Saturday, 26 October 2013

What makes a sex shop halal?

Comment: What makes a sex shop halal?

By
Katelyn Fossett

Source
Foreign Policy
Responding to apparent pent-up demand for tacky bachelorette parties, the 38-year old Turkish
 entrepreneur  Haluk Murat Demirel has opened the country's first halal (permissible in Islam) sex 
shop online. It's not the  first such enterprise in the world — successful predecessors can be found
in such varied locales as Bahrain, the Netherlands and Atlanta, Ga. — but the existence of such a
 market still raises some interesting  questions. For instance, what makes a sex shop halal? 
And what's behind their spread?

According to Hamza Yusuf, an American Islamic scholar and co-founder of Zaytuna College in 
Berkeley, Calif., the trend is, if anything, reflective of the adaptive qualities of capitalism — not 
any trend in the Muslim world, where items like herbal aphrodisiacs have been commonplace but 
under the radar for centuries.

"Muslim countries have all of these but they don't advertise them," he told Foreign Policy by phone. 
"It all goes back to the monetization of religion."

But if halal sex shop owners are motivated by profit, Islam itself has laid the groundwork for
 the business opportunity. While rigid rules govern pre-marital sexual relations in Muslim culture,
 the Quran and hadith (a record of the sayings of the Prophet Muhammad and his companions) 
make clear that sex within the confines of marriage is not purely for procreation, as it is in some
 Christian denominations.

 Muhammad told men not to leave their wives for more than six months so as to avoid sexual 
neglect, and there are even some well-known references to foreplay in the hadith.
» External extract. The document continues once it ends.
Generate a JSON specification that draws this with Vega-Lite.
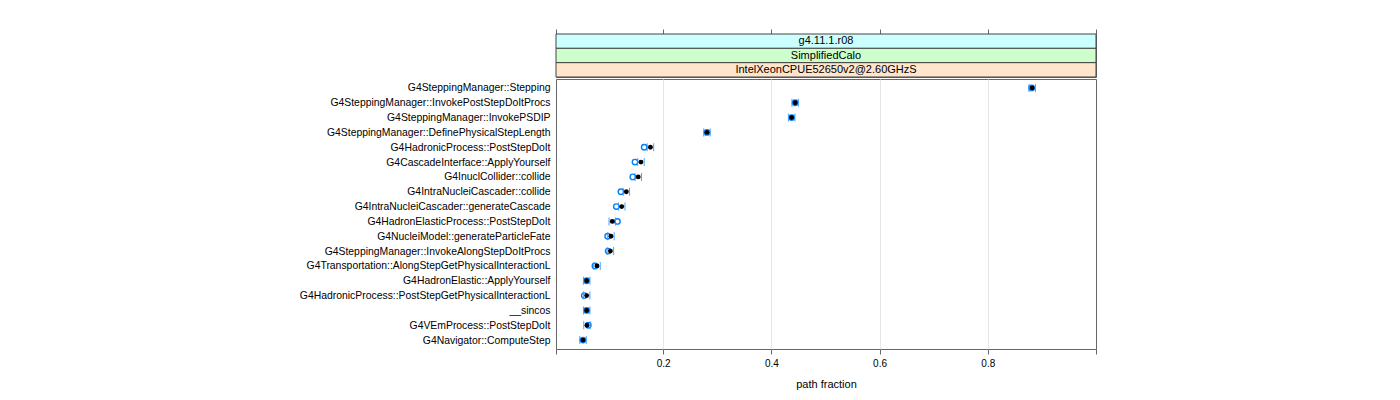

As Yusuf 
explains, "It's not a prudish culture . . . but decorum is still very important." For married Muslim 
couples, specific etiquette governs proper sexual relations, separating haram (forbidden) 
from halal.
"Online sex shops usually have pornographic pictures, which makes Muslims uncomfortable," 
Demirel, the Turkish shop owner, told Reuters. "We don't sell vibrators for example, because
 they are not approved by Islam."

According to Yusuf, there is some disagreement over the degree to which masturbation — and related 
sex toys — is prohibited. "Some scholars say it's forbidden, other says it's discouraged," he said. 
"Those who say it's discouraged say it's only to prevent fornication, or for relief." A section in the 
Quran, widely understood to ban masturbation, says that the "believers" are those "who protect their
 sexual organs except from their spouse. . . . Whoever seeks more beyond that [in sexual gratification], 
then they are the transgressors." Vibrators and similar toys also don't make it past an Islamic 
prohibition on the insertion of foreign objects into the body, according to Yusuf. He told FP
 that even enemas are discouraged.

Abdelaziz Aouragh, the owner of a Dutch halal sex shop called El Asira, told the Los 
Angeles Times in 2010, "There have been a lot of fatwas [Islamic rulings] concerning .
 . . [sex toys] . . . so it's very clear that they are not permissible. I would sell them if it was
 permissible but it's not." At Aouragh's online boutique, there are even separate places for 
men and women to log in, in keeping with the Islamic tradition of purdah, or sex segregation.

Halal sex shops also can't display pornographic imagery, since such images expose a person's
awrah, the Arabic word for areas forbidden from the public eye. According to Hamza Yusuf, women
 are not allowed to see the region stretching from the navel to the knees on another woman, 
and men are permitted to see only a woman's face and hands. Although Turkey is the only Muslim 
country where porn is technically legal, huge black markets dedicated to it run through Muslim countries 
with stringent anti-porn policies, with Pakistan leading the entire world in porn-related search in 
a recent Google analysis.Perhaps the most straightforward aspect of a halal sex shop is that they 
supply only halal-certified massage oils, lubricants and other such items. Halal items using animal 
byproducts, for instance, cannot include pork and must come from animals killed according to
 Islamic rules. 
According to Hamza Yusuf, condoms made with pig fat, for instance, would be haram.

As Yusuf pointed out, there's hardly anything revolutionary about products like aphrodisiacs in the 
Muslim world, and there has even been some coverage of the hush-hush parties in Muslim countries
 where sex toys can be bought and sold as casually as plastic containers at a Tupperware party. And 
for now, Demirel seems content with the "unexpected popularity" of his website (and the particularly
 unexpected  demand for women's products), which attracted 33,000 visitors on Sunday alone. 

We already knew that sex sells, but add centuries-old religious traditions to the mix, and 
you have yourself a great business model.